* _TASK TO COMPLETE_
Without the pictures, set down every line of the data exactly.

* _DATA EXCERPT_

--

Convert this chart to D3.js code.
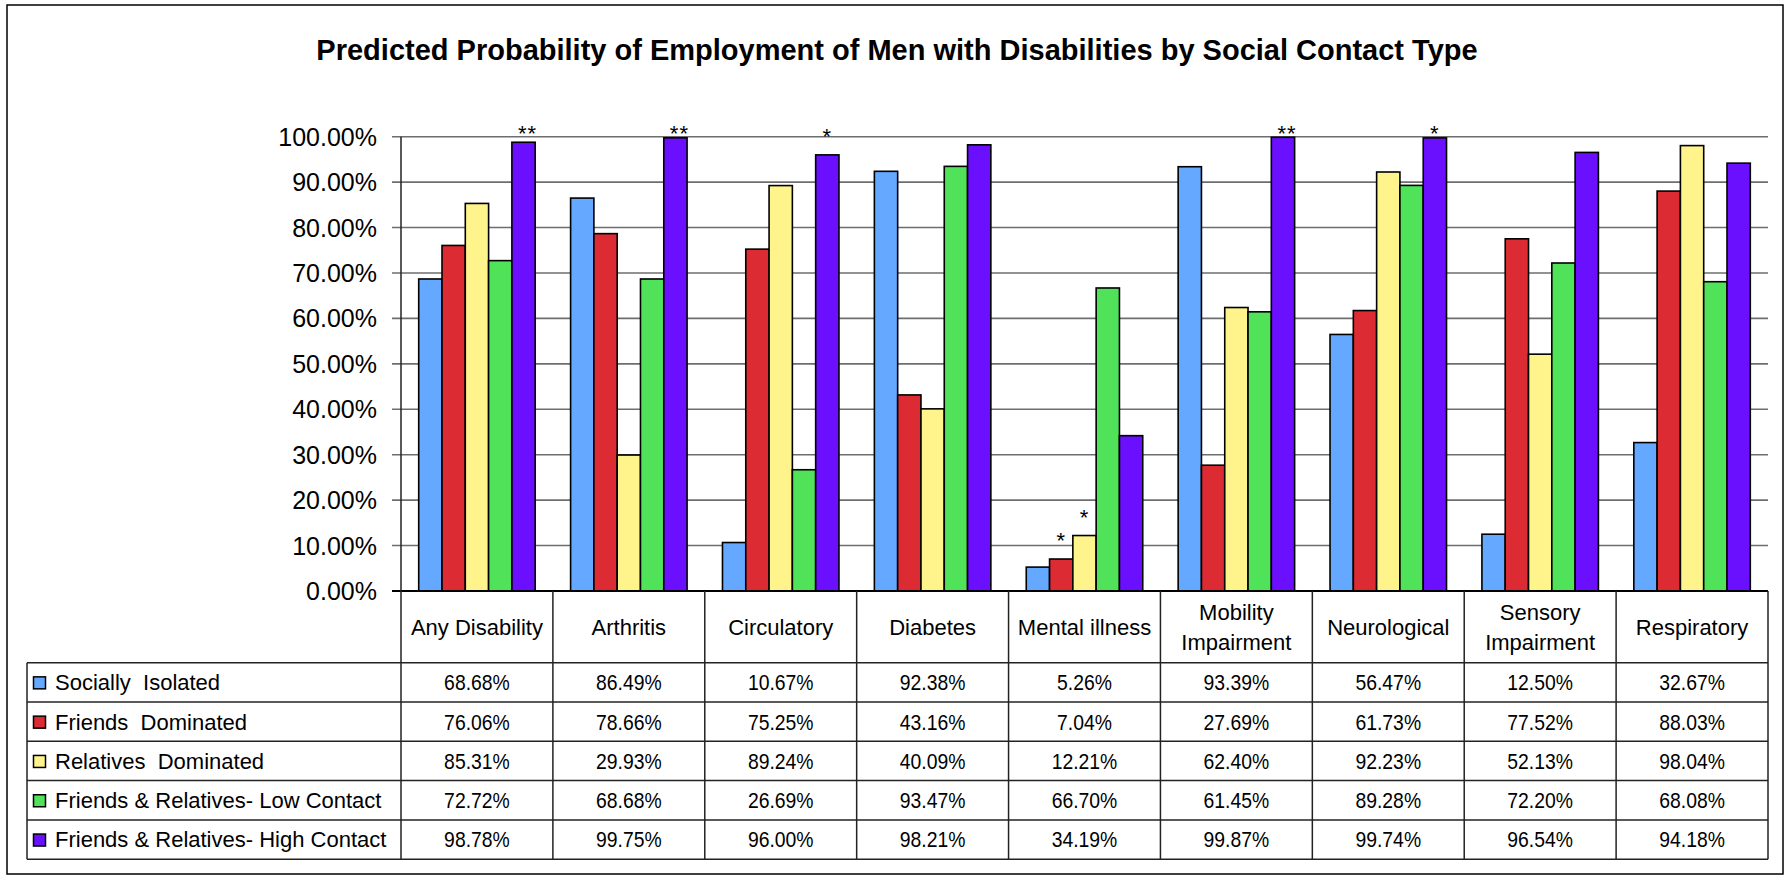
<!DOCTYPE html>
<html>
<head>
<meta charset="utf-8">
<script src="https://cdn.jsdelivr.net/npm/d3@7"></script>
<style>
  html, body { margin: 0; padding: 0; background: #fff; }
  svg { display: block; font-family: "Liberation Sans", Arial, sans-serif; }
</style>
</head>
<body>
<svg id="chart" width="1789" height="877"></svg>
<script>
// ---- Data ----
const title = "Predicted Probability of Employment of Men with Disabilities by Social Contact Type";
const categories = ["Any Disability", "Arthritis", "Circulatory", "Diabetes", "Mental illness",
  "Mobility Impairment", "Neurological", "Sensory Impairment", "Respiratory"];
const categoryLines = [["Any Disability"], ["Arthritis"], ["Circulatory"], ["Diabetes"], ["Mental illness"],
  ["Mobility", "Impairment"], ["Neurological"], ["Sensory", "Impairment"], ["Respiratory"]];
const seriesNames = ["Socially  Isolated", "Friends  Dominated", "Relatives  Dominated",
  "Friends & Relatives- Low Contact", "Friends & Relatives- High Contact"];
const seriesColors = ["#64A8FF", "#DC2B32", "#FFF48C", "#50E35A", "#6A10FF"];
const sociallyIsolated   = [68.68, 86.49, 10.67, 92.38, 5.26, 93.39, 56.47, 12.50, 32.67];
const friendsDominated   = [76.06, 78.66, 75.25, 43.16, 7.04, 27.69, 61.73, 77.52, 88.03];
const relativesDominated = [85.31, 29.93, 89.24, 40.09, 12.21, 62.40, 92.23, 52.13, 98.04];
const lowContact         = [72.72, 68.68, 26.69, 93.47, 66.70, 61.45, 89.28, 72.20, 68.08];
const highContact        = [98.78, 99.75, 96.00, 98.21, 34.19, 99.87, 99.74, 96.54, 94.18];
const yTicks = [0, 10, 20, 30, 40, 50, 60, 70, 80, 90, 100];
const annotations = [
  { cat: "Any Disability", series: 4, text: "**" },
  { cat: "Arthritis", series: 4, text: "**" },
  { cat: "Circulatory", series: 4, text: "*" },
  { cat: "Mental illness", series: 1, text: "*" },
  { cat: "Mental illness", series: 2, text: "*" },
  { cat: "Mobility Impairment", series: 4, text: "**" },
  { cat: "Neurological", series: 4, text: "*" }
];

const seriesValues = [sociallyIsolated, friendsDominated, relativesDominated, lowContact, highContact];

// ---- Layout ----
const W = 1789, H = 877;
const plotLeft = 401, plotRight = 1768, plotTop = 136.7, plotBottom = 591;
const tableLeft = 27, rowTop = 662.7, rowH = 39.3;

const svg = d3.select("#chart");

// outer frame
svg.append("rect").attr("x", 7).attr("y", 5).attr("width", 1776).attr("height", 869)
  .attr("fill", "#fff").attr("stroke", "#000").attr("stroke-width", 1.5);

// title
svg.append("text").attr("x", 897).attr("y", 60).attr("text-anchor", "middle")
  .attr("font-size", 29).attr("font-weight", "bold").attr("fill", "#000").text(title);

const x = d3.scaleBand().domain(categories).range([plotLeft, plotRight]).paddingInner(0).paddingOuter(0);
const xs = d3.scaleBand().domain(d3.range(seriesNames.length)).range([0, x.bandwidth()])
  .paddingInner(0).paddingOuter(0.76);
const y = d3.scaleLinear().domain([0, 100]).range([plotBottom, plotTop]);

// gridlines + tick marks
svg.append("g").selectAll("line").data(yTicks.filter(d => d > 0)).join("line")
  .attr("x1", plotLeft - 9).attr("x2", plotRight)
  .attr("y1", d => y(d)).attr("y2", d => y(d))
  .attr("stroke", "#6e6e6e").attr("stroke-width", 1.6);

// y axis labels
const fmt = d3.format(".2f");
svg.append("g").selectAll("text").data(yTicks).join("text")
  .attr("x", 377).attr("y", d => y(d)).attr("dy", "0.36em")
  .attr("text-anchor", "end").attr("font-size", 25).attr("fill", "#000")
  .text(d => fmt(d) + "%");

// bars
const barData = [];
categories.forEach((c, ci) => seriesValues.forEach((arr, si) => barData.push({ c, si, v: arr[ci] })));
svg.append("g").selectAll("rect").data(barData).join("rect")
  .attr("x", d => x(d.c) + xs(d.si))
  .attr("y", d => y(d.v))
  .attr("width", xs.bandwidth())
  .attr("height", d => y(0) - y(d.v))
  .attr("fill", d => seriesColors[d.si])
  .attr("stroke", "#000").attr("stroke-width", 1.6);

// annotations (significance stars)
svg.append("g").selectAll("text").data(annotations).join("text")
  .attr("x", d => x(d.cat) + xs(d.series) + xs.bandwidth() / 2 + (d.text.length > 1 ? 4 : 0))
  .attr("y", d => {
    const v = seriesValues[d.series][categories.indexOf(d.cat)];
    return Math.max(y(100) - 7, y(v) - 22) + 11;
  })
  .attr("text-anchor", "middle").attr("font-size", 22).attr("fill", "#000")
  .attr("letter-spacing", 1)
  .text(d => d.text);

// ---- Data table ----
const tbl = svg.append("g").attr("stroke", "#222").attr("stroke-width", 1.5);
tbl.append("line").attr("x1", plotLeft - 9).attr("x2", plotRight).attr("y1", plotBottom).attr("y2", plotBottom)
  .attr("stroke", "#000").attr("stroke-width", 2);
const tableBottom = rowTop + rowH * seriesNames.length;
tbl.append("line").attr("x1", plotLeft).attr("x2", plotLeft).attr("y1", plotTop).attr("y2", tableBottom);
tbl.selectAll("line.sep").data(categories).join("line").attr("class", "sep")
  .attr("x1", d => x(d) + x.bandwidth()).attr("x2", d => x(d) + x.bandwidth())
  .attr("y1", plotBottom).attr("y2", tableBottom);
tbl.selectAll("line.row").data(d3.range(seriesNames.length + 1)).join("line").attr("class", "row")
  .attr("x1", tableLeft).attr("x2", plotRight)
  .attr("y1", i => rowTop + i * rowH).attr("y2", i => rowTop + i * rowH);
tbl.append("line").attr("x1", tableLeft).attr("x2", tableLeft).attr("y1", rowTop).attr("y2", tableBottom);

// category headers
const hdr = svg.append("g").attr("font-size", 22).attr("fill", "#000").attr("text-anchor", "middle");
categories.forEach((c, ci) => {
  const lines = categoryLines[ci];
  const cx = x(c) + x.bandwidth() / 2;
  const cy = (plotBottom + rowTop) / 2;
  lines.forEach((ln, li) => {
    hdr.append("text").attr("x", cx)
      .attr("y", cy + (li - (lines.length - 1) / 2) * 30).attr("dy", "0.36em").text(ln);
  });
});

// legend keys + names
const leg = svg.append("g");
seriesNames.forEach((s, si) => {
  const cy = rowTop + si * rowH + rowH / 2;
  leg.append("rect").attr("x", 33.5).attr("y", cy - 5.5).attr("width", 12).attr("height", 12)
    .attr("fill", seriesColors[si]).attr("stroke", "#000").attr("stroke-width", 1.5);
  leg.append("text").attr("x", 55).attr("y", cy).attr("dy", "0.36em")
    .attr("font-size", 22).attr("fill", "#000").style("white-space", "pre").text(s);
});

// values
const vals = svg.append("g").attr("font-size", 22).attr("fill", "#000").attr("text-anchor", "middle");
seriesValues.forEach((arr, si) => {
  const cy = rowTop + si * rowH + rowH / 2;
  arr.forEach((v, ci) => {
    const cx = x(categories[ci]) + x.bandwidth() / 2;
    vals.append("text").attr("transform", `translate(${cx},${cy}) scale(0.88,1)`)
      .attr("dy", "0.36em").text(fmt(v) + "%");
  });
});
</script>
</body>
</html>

--

* _TASK ANSWER_
Convert this chart to D3.js code.
<!DOCTYPE html>
<html>
<head>
<meta charset="utf-8">
<script src="https://cdn.jsdelivr.net/npm/d3@7"></script>
<style>
  html, body { margin: 0; padding: 0; background: #fff; }
  svg { display: block; font-family: "Liberation Sans", Arial, sans-serif; }
</style>
</head>
<body>
<svg id="chart" width="1789" height="877"></svg>
<script>
// ---- Data ----
const title = "Predicted Probability of Employment of Men with Disabilities by Social Contact Type";
const categories = ["Any Disability", "Arthritis", "Circulatory", "Diabetes", "Mental illness",
  "Mobility Impairment", "Neurological", "Sensory Impairment", "Respiratory"];
const categoryLines = [["Any Disability"], ["Arthritis"], ["Circulatory"], ["Diabetes"], ["Mental illness"],
  ["Mobility", "Impairment"], ["Neurological"], ["Sensory", "Impairment"], ["Respiratory"]];
const seriesNames = ["Socially  Isolated", "Friends  Dominated", "Relatives  Dominated",
  "Friends & Relatives- Low Contact", "Friends & Relatives- High Contact"];
const seriesColors = ["#64A8FF", "#DC2B32", "#FFF48C", "#50E35A", "#6A10FF"];
const sociallyIsolated   = [68.68, 86.49, 10.67, 92.38, 5.26, 93.39, 56.47, 12.50, 32.67];
const friendsDominated   = [76.06, 78.66, 75.25, 43.16, 7.04, 27.69, 61.73, 77.52, 88.03];
const relativesDominated = [85.31, 29.93, 89.24, 40.09, 12.21, 62.40, 92.23, 52.13, 98.04];
const lowContact         = [72.72, 68.68, 26.69, 93.47, 66.70, 61.45, 89.28, 72.20, 68.08];
const highContact        = [98.78, 99.75, 96.00, 98.21, 34.19, 99.87, 99.74, 96.54, 94.18];
const yTicks = [0, 10, 20, 30, 40, 50, 60, 70, 80, 90, 100];
const annotations = [
  { cat: "Any Disability", series: 4, text: "**" },
  { cat: "Arthritis", series: 4, text: "**" },
  { cat: "Circulatory", series: 4, text: "*" },
  { cat: "Mental illness", series: 1, text: "*" },
  { cat: "Mental illness", series: 2, text: "*" },
  { cat: "Mobility Impairment", series: 4, text: "**" },
  { cat: "Neurological", series: 4, text: "*" }
];

const seriesValues = [sociallyIsolated, friendsDominated, relativesDominated, lowContact, highContact];

// ---- Layout ----
const W = 1789, H = 877;
const plotLeft = 401, plotRight = 1768, plotTop = 136.7, plotBottom = 591;
const tableLeft = 27, rowTop = 662.7, rowH = 39.3;

const svg = d3.select("#chart");

// outer frame
svg.append("rect").attr("x", 7).attr("y", 5).attr("width", 1776).attr("height", 869)
  .attr("fill", "#fff").attr("stroke", "#000").attr("stroke-width", 1.5);

// title
svg.append("text").attr("x", 897).attr("y", 60).attr("text-anchor", "middle")
  .attr("font-size", 29).attr("font-weight", "bold").attr("fill", "#000").text(title);

const x = d3.scaleBand().domain(categories).range([plotLeft, plotRight]).paddingInner(0).paddingOuter(0);
const xs = d3.scaleBand().domain(d3.range(seriesNames.length)).range([0, x.bandwidth()])
  .paddingInner(0).paddingOuter(0.76);
const y = d3.scaleLinear().domain([0, 100]).range([plotBottom, plotTop]);

// gridlines + tick marks
svg.append("g").selectAll("line").data(yTicks.filter(d => d > 0)).join("line")
  .attr("x1", plotLeft - 9).attr("x2", plotRight)
  .attr("y1", d => y(d)).attr("y2", d => y(d))
  .attr("stroke", "#6e6e6e").attr("stroke-width", 1.6);

// y axis labels
const fmt = d3.format(".2f");
svg.append("g").selectAll("text").data(yTicks).join("text")
  .attr("x", 377).attr("y", d => y(d)).attr("dy", "0.36em")
  .attr("text-anchor", "end").attr("font-size", 25).attr("fill", "#000")
  .text(d => fmt(d) + "%");

// bars
const barData = [];
categories.forEach((c, ci) => seriesValues.forEach((arr, si) => barData.push({ c, si, v: arr[ci] })));
svg.append("g").selectAll("rect").data(barData).join("rect")
  .attr("x", d => x(d.c) + xs(d.si))
  .attr("y", d => y(d.v))
  .attr("width", xs.bandwidth())
  .attr("height", d => y(0) - y(d.v))
  .attr("fill", d => seriesColors[d.si])
  .attr("stroke", "#000").attr("stroke-width", 1.6);

// annotations (significance stars)
svg.append("g").selectAll("text").data(annotations).join("text")
  .attr("x", d => x(d.cat) + xs(d.series) + xs.bandwidth() / 2 + (d.text.length > 1 ? 4 : 0))
  .attr("y", d => {
    const v = seriesValues[d.series][categories.indexOf(d.cat)];
    return Math.max(y(100) - 7, y(v) - 22) + 11;
  })
  .attr("text-anchor", "middle").attr("font-size", 22).attr("fill", "#000")
  .attr("letter-spacing", 1)
  .text(d => d.text);

// ---- Data table ----
const tbl = svg.append("g").attr("stroke", "#222").attr("stroke-width", 1.5);
tbl.append("line").attr("x1", plotLeft - 9).attr("x2", plotRight).attr("y1", plotBottom).attr("y2", plotBottom)
  .attr("stroke", "#000").attr("stroke-width", 2);
const tableBottom = rowTop + rowH * seriesNames.length;
tbl.append("line").attr("x1", plotLeft).attr("x2", plotLeft).attr("y1", plotTop).attr("y2", tableBottom);
tbl.selectAll("line.sep").data(categories).join("line").attr("class", "sep")
  .attr("x1", d => x(d) + x.bandwidth()).attr("x2", d => x(d) + x.bandwidth())
  .attr("y1", plotBottom).attr("y2", tableBottom);
tbl.selectAll("line.row").data(d3.range(seriesNames.length + 1)).join("line").attr("class", "row")
  .attr("x1", tableLeft).attr("x2", plotRight)
  .attr("y1", i => rowTop + i * rowH).attr("y2", i => rowTop + i * rowH);
tbl.append("line").attr("x1", tableLeft).attr("x2", tableLeft).attr("y1", rowTop).attr("y2", tableBottom);

// category headers
const hdr = svg.append("g").attr("font-size", 22).attr("fill", "#000").attr("text-anchor", "middle");
categories.forEach((c, ci) => {
  const lines = categoryLines[ci];
  const cx = x(c) + x.bandwidth() / 2;
  const cy = (plotBottom + rowTop) / 2;
  lines.forEach((ln, li) => {
    hdr.append("text").attr("x", cx)
      .attr("y", cy + (li - (lines.length - 1) / 2) * 30).attr("dy", "0.36em").text(ln);
  });
});

// legend keys + names
const leg = svg.append("g");
seriesNames.forEach((s, si) => {
  const cy = rowTop + si * rowH + rowH / 2;
  leg.append("rect").attr("x", 33.5).attr("y", cy - 5.5).attr("width", 12).attr("height", 12)
    .attr("fill", seriesColors[si]).attr("stroke", "#000").attr("stroke-width", 1.5);
  leg.append("text").attr("x", 55).attr("y", cy).attr("dy", "0.36em")
    .attr("font-size", 22).attr("fill", "#000").style("white-space", "pre").text(s);
});

// values
const vals = svg.append("g").attr("font-size", 22).attr("fill", "#000").attr("text-anchor", "middle");
seriesValues.forEach((arr, si) => {
  const cy = rowTop + si * rowH + rowH / 2;
  arr.forEach((v, ci) => {
    const cx = x(categories[ci]) + x.bandwidth() / 2;
    vals.append("text").attr("transform", `translate(${cx},${cy}) scale(0.88,1)`)
      .attr("dy", "0.36em").text(fmt(v) + "%");
  });
});
</script>
</body>
</html>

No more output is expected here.